Last week we commemorated Memorial Day. This wonderful holiday, though not necessarily a spiritual one at its core, is significant in that it highlights the sacrifices of so many for those of us who are left.
Those sacrifices exemplify the truth that anything of value is worth fighting for, and if we are not willing to fight for our freedom, then it will soon be lost, simply because we do not consider our freedom valuable.
So many men and women have paid the “ultimate price”, have given the “ultimate sacrifice”, and have died the “ultimate death”, all so that you and I can live the ultimate free life and lifestyle.
While those expressions are made sincerely by those of us who are alive and well and enjoying the freedom that has cost so many lives to not only achieve but also to maintain, Memorial Day is for me and for many a day to not only remember with abounding heartfelt gratitude those sacrifices, but also to recall and commemorate significant others who have died in the past year.
This is not to diminish the meaning of the sacrifices of those who have fought for our freedoms, but rather to magnify them, for without those freedoms purchased by so many, the memories of the few would not be relevant at all.
As well, in considering the “ultimate” nature of the sacrifices, it is also a tendency to lose the individual.
Every man or woman who has died in service to our country is someone’s son or daughter or brother or sister or husband or wife or father or mother. Every one of them has had a nickname, a pet peeve, a favorite dessert, or a personal hobby.
It is all too easy and simplistic to lump them all together and to forget or at least to gloss over their individual idiosyncrasies, the “stuff” that makes them special.
Having said that, there indeed is also an ultimate spiritual emphasis to the holiday called Memorial Day, and it cannot be better demonstrated than through the story of how author and speaker Brennan Manning got the name “Brennan.”
Brennan’s given name was Richard. While growing up, his best friend was Ray. The two of them did everything together: bought a car together as teenagers, double-dated together, went to school together and so forth. They even enlisted in the Army together, went to boot camp together and fought on the front lines together.
One night while sitting in a foxhole, Brennan was reminiscing about the old days in Brooklyn while Ray listened and ate a chocolate bar. Suddenly a live grenade came into the foxhole.
Ray looked at Brennan, smiled, dropped his chocolate bar and threw himself on the live grenade. It exploded, killing Ray, but Brennan’s life was spared.
When Brennan became a priest he was instructed to take on the name of a saint. He thought of his friend, Ray Brennan. So he took on the name “Brennan.”
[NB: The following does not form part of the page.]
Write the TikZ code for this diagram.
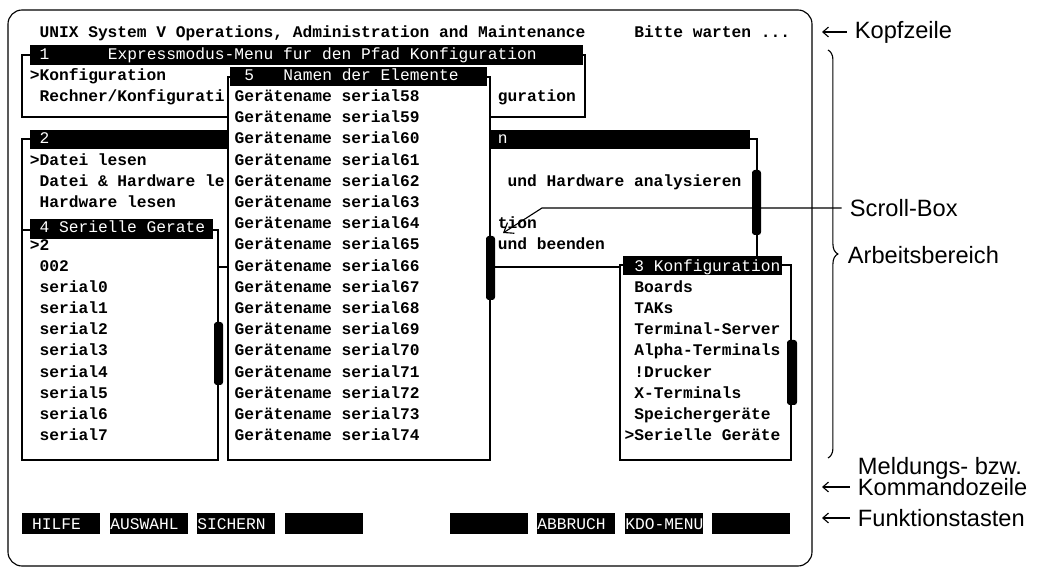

Years later he went to visit Ray’s mother in Brooklyn. They sat up late one night having tea when Brennan asked her, “Do you think Ray loved me?” Mrs. Brennan got up off the couch, shook her finger in front of Brennan’s face and shouted, “What more could he have done for you?”
Brennan said that at that moment he experienced an epiphany. He imagined himself standing before the cross of Jesus wondering, “Does God really love me?” And Jesus’ mother Mary pointing to her son, saying, “What more could he have done for you?”
The cross of Jesus is God’s way of doing all he could do for us. And yet we often wonder: Does God really love me? Am I important to God? Does God care about me?
In John’s Gospel, the fourth in the New Testament Scriptures, he quotes Jesus himself when he says, “For God so loved the world that he gave his only begotten son, that whoever believes in him should not perish but have everlasting life.”
In the pages of one of his most successful writing efforts, entitled The Ragamuffin Gospel, Brennan reiterated that eternal truth and explains where he ended up after that conversation with his friend’s mother when he said, “My deepest awareness of myself is that I am deeply loved by Jesus Christ and I have done nothing to earn it or deserve it.”
We are living in a time in our nation’s history where the freedoms we have enjoyed for almost a quarter of a millennium are under attack, not so much by enemies from without but by “friends” from within.
It is very easy to get so upset and frustrated with those attacks that we lose heart and essentially, like the proverbial turtle, withdraw into our shell until the battle is over.
My friends, God would have us not to give up or give in, but to continue to bask in the “Sonshine” of his unmitigated grace-filled love for us, and to remember all He has done to insure our freedoms last forever!
Memorial Day is a time to remember… God first, our heroes second!